While the U.S. provides valuable discovery tools, this case provides a reminder that these tools are not unlimited, and that activities in foreign proceedings must be planned in advance to take advantage of U.S. tools. If the Representatives had the ability to present the bankruptcy court with evidence backing up their claims that the Yahoo account related to the Quinn scheme, the outcome of their attempt to access the emails under Section 542(e) might have been more favorable.

Several federal courts have held that the SCA serves as a broad prohibition against the nonconsensual disclosure of emails, even from accounts demonstrably associated with wrongdoers.

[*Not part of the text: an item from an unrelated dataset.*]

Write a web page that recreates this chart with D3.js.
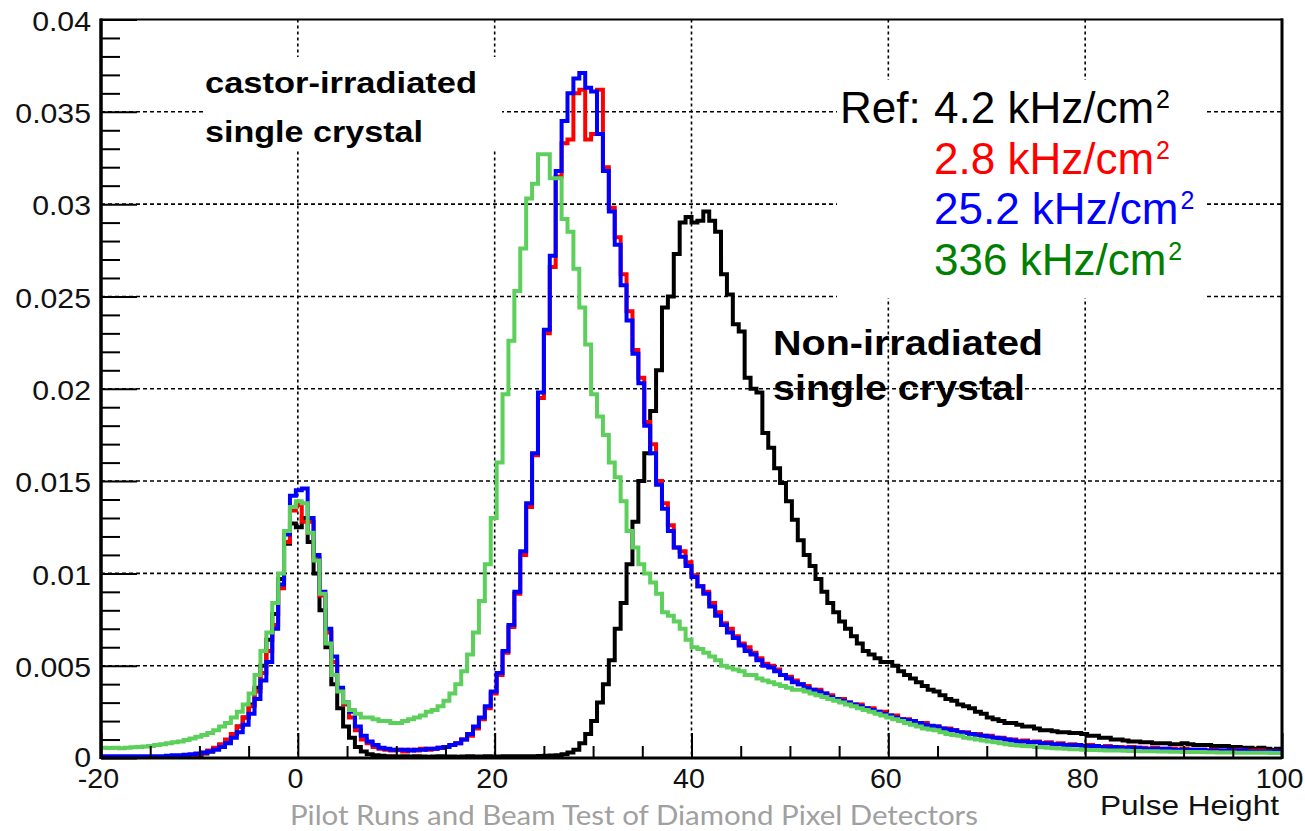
<!DOCTYPE html>
<html><head><meta charset="utf-8">
<script src="https://cdn.jsdelivr.net/npm/d3@7"></script>
<style>html,body{margin:0;padding:0;background:#fff;} svg{display:block;}</style>
</head><body>
<svg id="chart" width="1305" height="831"></svg>
<script>
// ---- data (bin contents in units of 1e-4, bins of 0.6 from -20 to 100) ----
const UNIT = 1e-4;
const BIN_START = -20, BIN_WIDTH = 0.6;

const refBlack = [
0.5,0.5,0.5,0.5,0.5,0.5,0.5,0.5,0.5,0.5,
0.5,0.6,0.7,0.8,1.0,1.2,1.6,2.4,3.5,5,
7,9.5,13,17,22,29,38,50,64,78,
97,116,127,125,130,117,100,80,60,40,
27,17,11,6,3.5,2,1.5,1.2,1.0,0.9,
0.8,1.0,0.8,0.9,0.8,0.7,0.8,0.9,0.8,0.8,
0.7,0.8,0.9,0.8,0.8,0.9,0.8,0.8,0.9,0.9,
1.0,0.9,1.0,1.0,1.1,1.2,1.3,1.5,2,3,
4.5,8,13,20,30,40,53,70,84,105,
128,150,165,188,210,244,250,273,290,293,
290,291,296,291,285,262,251,235,231,206,
200,198,176,168,157,149,139,129,118,110,
104,97,90,84,79,74,70,66,62,58,
56,54,52,52,50,47,45,43,41,39,
37,36,34,32,31,29,28,27,25,24,
22,21,20,19,19,18,17,17,16,15,
15,14.5,14,14,13.5,13.5,13,12,12,11,
11,10,10,9.5,9,9,8.5,8.5,8,8,
8,7.5,7.5,8,7.5,7,7,7,6.5,6.5,
6.5,6,6,5.5,5.5,5,5.5,5,4.5,5];

const red28 = [
0.5,0.4,0.6,0.5,0.5,0.4,0.6,0.5,0.6,0.5,
0.6,0.7,0.8,1.0,1.2,1.5,2,2.8,4,5.5,
7.5,10,13,17,22,28,36,46,58,72,
92,117,134,137,128,128,108,88,68,52,
37,29,22,15,10,8,6,5,4.5,4,
4.5,3.5,4.5,4,5,4.5,5,5.5,6,7,
8,10,12,16,21,27,35,45,57,71,
89,110,136,164,195,230,266,315,333,335,
360,362,335,338,362,320,298,282,262,242,
221,206,182,170,150,138,126,114,112,106,
99,93,90,84,79,73,70,66,62,60,
57,54,51,50,48,45,44,42,40,39,
37,37,35,34,32,32,30,29,29,27,
27,25,25,23,23,21,21,20,19,19,
17,17,16,16,15,14,14,13,13,12,
12,11,11,10,10,9,9.5,8.5,9,8,
8.5,7.5,8,7,7.5,7,6.5,7,6.5,6,
6.5,6,6,5.5,6,5.5,5.5,5,5.5,5,
5,5,4.5,5,4.5,4.5,4.5,4,4.5,4,
4,4,4.5,4,3.5,4,4,3.5,3.5,3.5];

const blue252 = [
1,1,1,1,1,1,1,1,1,1,
1,1.2,1.5,1.5,1.8,2,2.5,3,3.5,4.5,
6,8,11,14,18,24,32,42,52,70,
94,121,142,145,146,130,110,90,70,55,
38,30,25,17,12,9,7,5.5,5,4.5,
4.5,4.5,4,4.5,4.5,5,5,5.5,6,7,
8,10,13,17,22,28,36,46,58,72,
90,112,138,165,198,232,272,318,345,360,
368,371,363,361,338,318,296,278,256,237,
219,203,180,165,148,135,123,114,109,104,
98,93,89,82,77,72,68,65,61,58,
56,53,50,49,47,45,43,41,40,38,
37,36,35,33,32,31,30,29,28,27,
26,25,24,23,22,21,20.5,20,19,18,
17.5,17,16,15.5,15,14,13.5,13,12.5,12,
11.5,11,10.5,10,9.5,9,9,8.5,8.5,8,
8,7.5,7.5,7,7,7,6.5,6.5,6.5,6,
6,6,5.5,5.5,5.5,5.5,5,5,5,5,
5,4.5,4.5,4.5,4.5,4.5,4.5,4,4,4,
4,4,4,4,3.5,3.5,3.5,3.5,3.5,3.5];

const green336 = [
5.5,5.4,5.5,5.3,5.6,5.8,6.0,6.2,6.5,7,
7.5,8,8.5,9,9.7,10.5,11.5,12.5,13.5,15,
17,19,22,25,29,35,45,58,68,84,
100,123,136,139,138,122,107,89,62,45,
36,30,26,24,22,22,21,20,20,19,
19,20,21,22,23,25,26,28,31,35,
40,47,56,68,85,105,130,160,197,226,
253,276,303,311,327,327,314,314,292,285,
265,244,224,197,185,175,160,152,139,123,
114,105,100,95,89,79,77,74,70,64,
60,59,57,55,53,50,49,48,47,45,
45,43,42,41,40,39,38,37,37,36,
35,34,33,32,31,30,29,28,27,26,
25,24,23,22,21,20,19,18,17,16,
15.5,15,14,13,12.5,12,11,10.5,10,9.5,
9,8.5,8,7.5,7,6.8,6.5,6.3,6,5.8,
5.5,5.3,5.2,5,4.8,4.7,4.5,4.4,4.3,4.2,
4.1,4.0,4.0,3.9,3.8,3.8,3.7,3.6,3.6,3.5,
3.5,3.4,3.4,3.3,3.3,3.2,3.2,3.1,3.1,3.0,
3.0,3.0,2.9,2.9,2.9,2.8,2.8,2.8,2.7,2.7];

const xTickValues = [-20, 0, 20, 40, 60, 80, 100];
const xTickLabels = ["-20", "0", "20", "40", "60", "80", "100"];
const yTickValues = [0, 0.005, 0.01, 0.015, 0.02, 0.025, 0.03, 0.035, 0.04];
const yTickLabels = ["0", "0.005", "0.01", "0.015", "0.02", "0.025", "0.03", "0.035", "0.04"];
const legendRates = ["4.2 kHz/cm", "2.8 kHz/cm", "25.2 kHz/cm", "336 kHz/cm"];
const legendColors = ["#000000", "#ff0000", "#0000ff", "#008000"];
const lineColors = ["#000000", "#ff0000", "#0000ff", "#5ccf5c"];
const xTitle = "Pulse Height";
const footer = "Pilot Runs and Beam Test of Diamond Pixel Detectors";

(function () {
const svg = d3.select("#chart");
const FONT = "'Liberation Sans', Arial, Helvetica, sans-serif";
const pL = 101, pR = 1282, pT = 19.5, pB = 758;
const x = d3.scaleLinear().domain([-20, 100]).range([pL, pR]);
const y = d3.scaleLinear().domain([0, 0.04]).range([pB, pT]);

svg.append("rect").attr("width", 1305).attr("height", 831).attr("fill", "#fff");

// grid
const grid = svg.append("g");
grid.selectAll("line.gx").data(xTickValues.slice(1, -1)).join("line")
  .attr("x1", d => x(d)).attr("x2", d => x(d)).attr("y1", pT).attr("y2", pB)
  .attr("stroke", "#000").attr("stroke-width", 1.6).attr("stroke-dasharray", "3,3");
grid.selectAll("line.gy").data(yTickValues.slice(1, -1)).join("line")
  .attr("y1", d => y(d)).attr("y2", d => y(d)).attr("x1", pL).attr("x2", pR)
  .attr("stroke", "#000").attr("stroke-width", 1.6).attr("stroke-dasharray", "4,3");

// white boxes behind the annotation / legend text
svg.append("rect").attr("x", 205).attr("y", 57).attr("width", 297).attr("height", 93).attr("fill", "#fff");
svg.append("rect").attr("x", 837).attr("y", 80).attr("width", 370).attr("height", 218).attr("fill", "#fff");

// histograms
svg.append("clipPath").attr("id", "plotclip").append("rect")
  .attr("x", pL).attr("y", pT).attr("width", pR - pL).attr("height", pB - pT);
const line = d3.line().x(d => x(d[0])).y(d => y(d[1])).curve(d3.curveStepAfter);
const seriesList = [refBlack, red28, blue252, green336];
const hg = svg.append("g").attr("clip-path", "url(#plotclip)");
seriesList.forEach((vals, k) => {
  const pts = vals.map((v, i) => [BIN_START + i * BIN_WIDTH, v * UNIT]);
  pts.push([BIN_START + vals.length * BIN_WIDTH, vals[vals.length - 1] * UNIT]);
  hg.append("path").attr("d", line(pts)).attr("fill", "none")
    .attr("stroke", lineColors[k]).attr("stroke-width", 4)
    .attr("stroke-linejoin", "miter").attr("stroke-linecap", "butt");
});

// frame
svg.append("rect").attr("x", pL).attr("y", pT).attr("width", pR - pL).attr("height", pB - pT)
  .attr("fill", "none").attr("stroke", "#000").attr("stroke-width", 2);
svg.append("line").attr("x1", pL).attr("x2", pL).attr("y1", pT - 1).attr("y2", pB + 1)
  .attr("stroke", "#000").attr("stroke-width", 3.5);
svg.append("line").attr("x1", pR).attr("x2", pR).attr("y1", pT - 1).attr("y2", pB + 1)
  .attr("stroke", "#000").attr("stroke-width", 3);
svg.append("line").attr("x1", pL).attr("x2", pR).attr("y1", pB).attr("y2", pB)
  .attr("stroke", "#000").attr("stroke-width", 3);

// y axis ticks (pointing inwards)
const yMinor = d3.range(0, 41).map(i => i * 0.001).filter((v, i) => i % 5 !== 0);
const yMajAxis = d3.axisRight(y).tickValues(yTickValues).tickSize(36).tickFormat("");
const yMinAxis = d3.axisRight(y).tickValues(yMinor).tickSize(19).tickFormat("");
[yMajAxis, yMinAxis].forEach(a => {
  const g = svg.append("g").attr("transform", `translate(${pL},0)`).call(a);
  g.select(".domain").remove();
  g.selectAll("line").attr("stroke", "#000").attr("stroke-width", 2);
});
const yLab = svg.append("g").attr("transform", `translate(${pL},0)`)
  .call(d3.axisLeft(y).tickValues(yTickValues).tickSize(0).tickPadding(10)
    .tickFormat((d, i) => yTickLabels[i]));
yLab.select(".domain").remove();
yLab.selectAll("text").attr("font-family", FONT).attr("font-size", 27).attr("fill", "#111")
  .attr("dy", (d, i) => i === 0 ? "0.3em" : "0.4em")
  .each(function () { const w = this.getComputedTextLength(); d3.select(this).attr("textLength", w * 1.12).attr("lengthAdjust", "spacingAndGlyphs"); });

// x axis ticks (pointing up)
const xMinor = d3.range(-20, 101, 5).filter(v => v % 20 !== 0);
const xMajAxis = d3.axisTop(x).tickValues(xTickValues).tickSize(25).tickFormat("");
const xMinAxis = d3.axisTop(x).tickValues(xMinor).tickSize(12).tickFormat("");
[xMajAxis, xMinAxis].forEach(a => {
  const g = svg.append("g").attr("transform", `translate(0,${pB})`).call(a);
  g.select(".domain").remove();
  g.selectAll("line").attr("stroke", "#000").attr("stroke-width", 2);
});
const xLab = svg.append("g").attr("transform", `translate(-3,${pB})`)
  .call(d3.axisBottom(x).tickValues(xTickValues).tickSize(0).tickPadding(11)
    .tickFormat((d, i) => xTickLabels[i]));
xLab.select(".domain").remove();
xLab.selectAll("text").attr("font-family", FONT).attr("font-size", 27).attr("fill", "#111")
  .each(function () { const w = this.getComputedTextLength(); d3.select(this).attr("textLength", w * 1.06).attr("lengthAdjust", "spacingAndGlyphs"); });

svg.append("text").attr("x", 1279).attr("y", 815).attr("text-anchor", "end")
  .attr("font-family", FONT).attr("font-size", 28).attr("fill", "#111")
  .attr("textLength", 179).attr("lengthAdjust", "spacingAndGlyphs").text(xTitle);

function boldText(tx, ty, size, len, str) {
  svg.append("text").attr("x", tx).attr("y", ty).attr("font-family", FONT)
    .attr("font-weight", "bold").attr("font-size", size).attr("fill", "#000")
    .attr("textLength", len).attr("lengthAdjust", "spacingAndGlyphs").text(str);
}
boldText(205, 93, 30, 272, "castor-irradiated");
boldText(205, 141.5, 30, 218, "single crystal");
boldText(773, 355, 35, 270, "Non-irradiated");
boldText(773, 400, 35, 252, "single crystal");

const legY = [123, 173.5, 224, 274.5];
svg.append("text").attr("x", 840).attr("y", legY[0]).attr("font-family", FONT)
  .attr("font-size", 44).attr("fill", "#000").text("Ref:");
legendRates.forEach((t, i) => {
  const tx = svg.append("text").attr("x", 934).attr("y", legY[i]).attr("font-family", FONT)
    .attr("font-size", 44).attr("fill", legendColors[i]);
  tx.append("tspan").text(t);
  tx.append("tspan").attr("dy", -15).attr("dx", 2).attr("font-size", 25).text("2");
});

svg.append("text").attr("x", 290).attr("y", 825).attr("font-family", "Lato, 'Open Sans', sans-serif")
  .attr("font-size", 26).attr("fill", "#a0a0a0")
  .attr("textLength", 688).attr("lengthAdjust", "spacingAndGlyphs").text(footer);
})();
</script>
</body></html>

Without ruling on the actual scope of the SCA’s prohibitions, the Bankruptcy Court for the Southern District of New York has taken the SCA, combined with the federal Wiretap Act, 18 U.S.C. § 2511, et seq., as evidence of a strong U.S. public policy of electronic communications privacy, and denied chapter 15 recognition on the basis of that policy.  In re Toft, 453 B.R. 186, 196 (Bankr. S.D.N.Y. 2011). The SCA has proved an impediment not only to cross-border debtors, but also to federal law enforcement: the Court of Appeals for the Second Circuit recently quashed a warrant ordering Microsoft to produce to the FBI emails stored on a server in Ireland. Microsoft v. United States, 829 F.3d 197 (2d Cir. 2016). Foreign Representatives looking to file cases under Chapter 15 should consider their needs for discovery and look into the law applicable in their chosen forum.